Only councils in Cumbria, Allerdale and Copeland expressed an interest – all within the vicinity of Sellafield. Moray polls conducted in all three localities showed net public support. In Cumbria, however, the council voted against it. Vocal NGO and local campaigns appear to have been a major factor. The latter made a number of claims against the proposal, many of which appeared to be unsound, explained Lunn, which – while not appearing to influence the public – may have applied pressure to councillors tasked with the final decision.

Lunn looked at a sample page from one of the anti-GD campaigners involved, David Smythe, to examine the objections. It presented a cross section of the nearby Lake District coast in the vicinity of the proposed GD site.
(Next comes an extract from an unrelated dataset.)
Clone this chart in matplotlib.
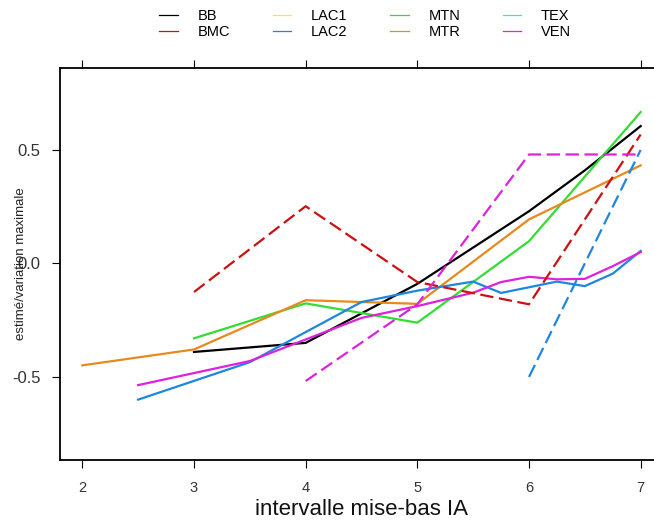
import numpy as np
import matplotlib
matplotlib.use("Agg")
import matplotlib.pyplot as plt
from matplotlib.lines import Line2D

plt.rcParams['font.family'] = ['Liberation Sans', 'DejaVu Sans']

# groups and colours
groups = ['BB', 'BMC', 'LAC1', 'LAC2', 'MTN', 'MTR', 'TEX', 'VEN']
colors = ['#000000', '#CC1010', '#F0F020', '#1E86E0', '#33DD33', '#E8891E', '#40E0E0', '#DD22DD']

# solid curves
bb_x = [3, 4, 4.5, 5, 5.5, 6, 6.5, 7]
bb_y = [-0.39, -0.35, -0.22, -0.09, 0.07, 0.23, 0.41, 0.605]

lac2_x = [2.5, 3.5, 4.5, 5, 5.5, 5.75, 6, 6.25, 6.5, 6.75, 7]
lac2_y = [-0.60, -0.435, -0.17, -0.12, -0.08, -0.13, -0.105, -0.08, -0.10, -0.045, 0.055]

mtn_x = [3, 4, 5, 6, 7]
mtn_y = [-0.33, -0.176, -0.261, 0.098, 0.667]

mtr_x = [2, 3, 4, 4.25, 5, 6, 7]
mtr_y = [-0.449, -0.379, -0.162, -0.166, -0.178, 0.194, 0.432]

ven_x = [2.5, 3.5, 4, 4.5, 5, 5.5, 5.75, 6, 6.25, 6.5, 6.75, 7]
ven_y = [-0.536, -0.43, -0.335, -0.24, -0.188, -0.129, -0.082, -0.059, -0.07, -0.068, -0.012, 0.05]

# dashed curves
bmc_x = [3, 4, 5, 6, 7]
bmc_y = [-0.126, 0.252, -0.082, -0.18, 0.568]

lac2d_x = [6, 7]
lac2d_y = [-0.50, 0.50]

vend_x = [4, 5, 6, 7]
vend_y = [-0.518, -0.18, 0.48, 0.48]

xticks = [2, 3, 4, 5, 6, 7]
yticks = [-0.5, 0.0, 0.5]

fig = plt.figure(figsize=(6.54, 5.27), dpi=100)
ax = fig.add_axes([60/654, 1-460/527, 603/654, 392/527])

lw = 1.6
ds = (6, 2.5)
ax.plot(bb_x, bb_y, color=colors[0], lw=lw)
ax.plot(mtn_x, mtn_y, color=colors[4], lw=lw)
ax.plot(mtr_x, mtr_y, color=colors[5], lw=lw)
ax.plot(lac2_x, lac2_y, color=colors[3], lw=lw)
ax.plot(ven_x, ven_y, color=colors[7], lw=lw)
ax.plot(bmc_x, bmc_y, color=colors[1], lw=lw, dashes=ds)
ax.plot(lac2d_x, lac2d_y, color=colors[3], lw=lw, dashes=ds)
ax.plot(vend_x, vend_y, color=colors[7], lw=lw, dashes=ds)

ax.set_xlim(1.8, 7.2)
ax.set_ylim(-0.866, 0.861)
ax.set_xticks(xticks)
ax.set_xticklabels([str(t) for t in xticks])
ax.set_yticks(yticks)
ax.set_yticklabels(['-0.5', '0.0', '0.5'])
ax.tick_params(axis='x', direction='out', top=True, bottom=True, length=6,
               labelsize=10.5, colors='black', labelcolor='#333333', pad=9)
ax.tick_params(axis='y', direction='out', left=True, right=False, length=6,
               labelsize=12, labelcolor='#333333', pad=8)
for s in ax.spines.values():
    s.set_linewidth(1.3)

ax.set_xlabel('intervalle mise-bas IA', fontsize=16, color='#111111', labelpad=3)
ax.set_ylabel('estimé/variation maximale', fontsize=9.5, color='#222222', labelpad=-11)

handles = [Line2D([0], [0], color=c, lw=0.9) for c in colors]
fig.legend(handles, groups, ncol=4, loc='upper left', bbox_to_anchor=(150/654, 1.0),
           frameon=False, fontsize=10.5, handlelength=1.25, handletextpad=1.35,
           columnspacing=2.95, labelspacing=0.12, borderaxespad=0.25)

fig.savefig('out.png', dpi=100)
One problem envisioned was that of rain water making its way 500m below ground to the GD facility then returning to circulate on a beach indicated on the diagram. Such a long downward journey for rainwater clearly fails to take account of natural features like the Lake District boundary fault. The reason GD sites have a minimum depth is not to accommodate travel times for radionuclides but to ensure the facility is not within an area where fresh water will be circulating. At the proposed siting depths the water also becomes saline (the saline interface in the UK is between 100m and 300m depth), and there is virtually no mixing between saline and fresh waters (hence the fact that saline waters in this region have in some cases been dated to millions of years old).

Lunn reviewed the lessons we could likely learn from a few decades of not getting anywhere with the problem. Journalists aren’t experts, and long-winded scientific and technical explanations tend to be sidelined in the quest for a good story. This all serves to make it difficult for the public, and decision makers like local councillors, to weigh one argument against another, especially if the arguments are complicated, she said, citing the MMR vaccine controversy in the 1990s as a case in point.

Government policy
A supportive government policy is also a prerequisite. Lunn’s talk focused mostly on UK Government policy, but in answer to a direct question on the matter she bemoaned a current gap in Scottish policy documentation. She said: “There is a shallow disposable policy for short-lived wastes and there is a low level waste policy but for longer-lived, higher level waste, there is no government policy – it’s ‘store at the surface for ever and ever’”.

She concluded with the view that public consultation and transparency is essential to enlisting political support for siting – as appears to have been the lesson of the recent Swedish and Finnish siting projects. But this is certainly challenging, for the above reasons. Our present world of social media, ‘false news’ and the like makes it even easier to “create a big storm”.

Problems with public understanding appear to have dogged siting attempts in the UK and US, which have not failed on safety or engineering but on local acceptability and the political process.